To Dip or Not to Dip?

Apr 22, 2022 by

From The Gospel Coalition:

The Case for Intinction, by Doug Ponder:

My church practices intinction, which means we take the Lord’s Supper every week by dipping the bread into the cup instead of ingesting each element separately… because we believe the mode of ingesting the elements is not essential to the proper administration of the Lord’s Supper and, as such, is permissible as adiaphora (a matter of indifference).

I take the absence of detailed instructions for the administration of the Lord’s Supper to suggest that its true significance lies not in its mode of ingestion, but in its connection to the gospel (1 Cor. 11:23–25), in the frequency of its reception (1 Cor. 11:26), and in the worthiness of those who receive it (1 Cor. 11:27–32).

Under ideal circumstances, the symbolism of the Lord’s Supper is best preserved by its weekly observance with a common loaf and a common cup (with real wine). But when circumstances of various kinds don’t permit this, let the Lord’s people take the Supper with the best means available to them—so long as they feast with faith, with self-reflection, and with great joy.

Read here

The case against, by Guy Waters:

Intinction, by combining the ingestion of bread and wine into a single action, strikes at the symbolic integrity of both. That is to say, the bread and wine lose the unique meaning that Christ has assigned to each. Thus intinction deprives us of the Supper’s full portrayal of what Christ has accomplished. Indeed, as Scott Swain recently pointed out, “intinction, whereby the bread absorbs the wine, reverses the *sign*ificance of a body broken with its blood poured out.”

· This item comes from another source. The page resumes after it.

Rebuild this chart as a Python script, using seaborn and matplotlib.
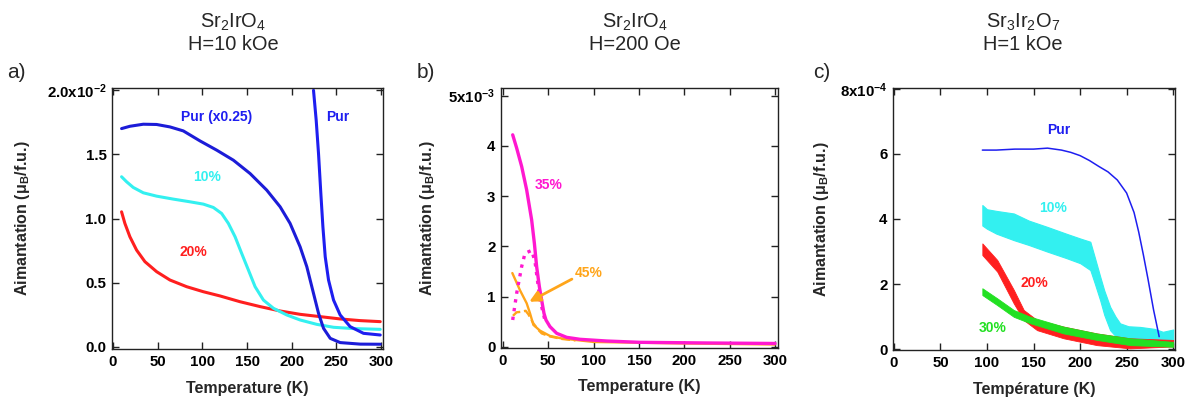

…What Jesus appoints as two actions and commands separated in time, intinction collapses into one. But…the specific way in which Jesus has instituted the Lord’s Supper simply does not accommodate the practice of intinction. By Christ’s command, the minister breaks and gives the bread, and then presents and gives the cup. Believers, likewise, are to take and eat the bread, and then take and drink the cup. The church has no right to modify commands relating to the worship of God.